Much of the public commentary around the Qantas dispute has been so undergraduate that you would think it had been authored by the people at Occupy Wall Street. But it is Qantas itself which invited much of the negative coverage by not thinking through its tactics last week ahead of the dramatic events of the weekend.

This dispute has at its centre a pretty simple question – does Qantas management have the right to manage Qantas? Or should Tony Sheldon from the Transport Workers Union have veto power over everything from how many staff the airline employs, when and where its aircraft hangars are built, who maintains its fleet, to whether it is allowed to expand into Asia?
I am not an aviation writer but at a guess I would say that as a former senior executive at Aer Lingus and the successfully expansionist boss of the fledgling airline Jetstar, Qantas chief executive Alan Joyce knows a bit more about running airlines than Tony Sheldon.
There are a couple of unpleasant realities about modern business which, if ignored, mean that businesses will not succeed. The first is that in an open market place big businesses have to pay the going rate for chief executives. The second is that in a globalised economy smaller nations such as Australia can no longer afford to get misty-eyed about national brands operating in the manner they have always operated.
They are competing with businesses from all over the world which do things smarter, or at least cheaper, and if we fail to adapt they will simply price themselves out of being profitable.
In assessing the quality of the debate around Qantas’ actions this past 72 hours, it is Qantas itself which should shoulder much of the blame for the negative coverage it has received. In a public relations sense, there were three significant mistakes the airline and its boss made which earned it much of the flak it has received.
The first goes to Joyce’s salary. If Alan Joyce knew, as he obviously did, that the spectacular option of a staff lockout and a full grounding was on the cards, he could have managed the question of his own pay much more cleverly. Mr Joyce’s salary might be, as I said, the going rate for CEOs, but it does not alter the undeniable fact that many people regard the going rate as unjustifiable and obscene. His decision to accept a 71 per cent, $2 million payrise just days before escalating this dispute was tactically unintelligent.
There are precedents from big business as to how bosses can use their salary as a positive, none greater than the legendary CEO of Chrysler, Lee Iacocca, who in 1978 paid himself $1 a year as he embarked on a painful but necessary restructure of the car company in which thousands of jobs were lost.

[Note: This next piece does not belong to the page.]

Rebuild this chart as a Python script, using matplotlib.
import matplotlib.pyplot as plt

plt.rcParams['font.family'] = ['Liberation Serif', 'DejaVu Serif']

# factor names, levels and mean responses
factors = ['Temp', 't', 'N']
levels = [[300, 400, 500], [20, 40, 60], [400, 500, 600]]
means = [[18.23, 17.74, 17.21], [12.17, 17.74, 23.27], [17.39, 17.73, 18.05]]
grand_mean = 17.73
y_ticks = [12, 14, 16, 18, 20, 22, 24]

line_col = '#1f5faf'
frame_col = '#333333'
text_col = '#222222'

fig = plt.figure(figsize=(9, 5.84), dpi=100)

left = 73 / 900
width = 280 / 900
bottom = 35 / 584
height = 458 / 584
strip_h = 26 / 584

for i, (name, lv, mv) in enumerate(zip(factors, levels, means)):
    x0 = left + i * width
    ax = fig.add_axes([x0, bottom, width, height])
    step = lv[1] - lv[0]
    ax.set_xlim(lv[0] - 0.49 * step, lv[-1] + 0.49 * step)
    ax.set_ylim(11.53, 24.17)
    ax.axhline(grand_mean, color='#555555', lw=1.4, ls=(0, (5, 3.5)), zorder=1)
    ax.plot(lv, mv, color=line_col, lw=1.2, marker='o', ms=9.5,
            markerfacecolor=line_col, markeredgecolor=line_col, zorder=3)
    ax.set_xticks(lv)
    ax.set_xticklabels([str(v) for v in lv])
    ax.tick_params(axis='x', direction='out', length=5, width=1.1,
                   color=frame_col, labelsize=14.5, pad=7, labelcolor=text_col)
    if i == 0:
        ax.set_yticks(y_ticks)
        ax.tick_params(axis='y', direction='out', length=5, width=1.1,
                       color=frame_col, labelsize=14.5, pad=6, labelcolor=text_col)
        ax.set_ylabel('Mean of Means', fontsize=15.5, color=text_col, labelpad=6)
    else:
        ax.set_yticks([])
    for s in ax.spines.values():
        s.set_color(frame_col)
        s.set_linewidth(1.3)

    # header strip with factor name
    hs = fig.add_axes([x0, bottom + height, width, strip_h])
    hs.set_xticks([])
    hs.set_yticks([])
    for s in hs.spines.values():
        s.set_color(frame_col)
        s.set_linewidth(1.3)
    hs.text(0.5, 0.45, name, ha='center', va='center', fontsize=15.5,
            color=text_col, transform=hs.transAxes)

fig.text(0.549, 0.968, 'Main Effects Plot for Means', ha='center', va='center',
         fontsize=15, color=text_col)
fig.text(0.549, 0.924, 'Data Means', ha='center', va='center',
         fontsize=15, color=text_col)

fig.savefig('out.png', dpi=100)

Joyce did not need to do anything that drastic but if he rejected his 71 per cent rise he would have looked selfless and could have brought more members of the public and his staff along with him.
Because he failed to do so this dispute is now entrenched in the public mind as a battle over pay, with a lavishly remunerated foreigner pitted against dinki-di Aussies on the bones of their behinds, even though it is not a battle about pay at all.
The second error was the decision to ground the flights with no warning, which made the dispute look less like a battle with the unions and more of a general attack on the travelling public, with 68,000 people (this one included) booked on flights in the past three days and still none the wiser as to when they will be leaving.
The third and most serious tactical error was that Qantas had failed to make the case fully in the public’s mind as to how deep and dangerous is the unions’ intransigence towards reform. When Joyce said on Saturday that the unions were killing the airline slowly, it would probably have come as a surprise to most Australians given that its profits rose last year, that it is generally very reliable, very safe, a genuine super-brand which is admired around the world.
This was the difference between this planned lockout and the actions of Patricks stevedores in 1998. When Chris Corrigan used so-called scab labour against the Maritime Union and the Howard Government cheered him on as the dogs were literally unleashed on unionised workers, the public already regarded the wharfies and their union as a militant obstacle to the kind of productivity-based industrial change which workers in every other industry had been forced to embrace.
There is not the same level of antipathy towards the unions in the Qantas context because until this weekend Joyce and the airline had not done enough to explain the type of changes they needed to implement, and the unions’ role in thwarting those changes.
Predictably enough both sides of the dispute claimed a victory of sorts after yesterday morning’s Fair Work Australia ruling putting an end to industrial action. Tony Sheldon is on a loop saying that Joyce has “trashed the brand”. What Sheldon fails to understand is that this brand has grown and been nurtured over 90 years and will probably survive a couple of days of chaos at the behest of a very combative CEO, who is playing a much longer game here than the unions are.
Joyce is banking on the fact that, in modern and largely un-unionised Australia, he can ultimately bring the public and his staff with him in his determination to run the airline himself. That is what this dispute is about.
And in Alan Joyce’s case, that’s why they pay him the big bucks.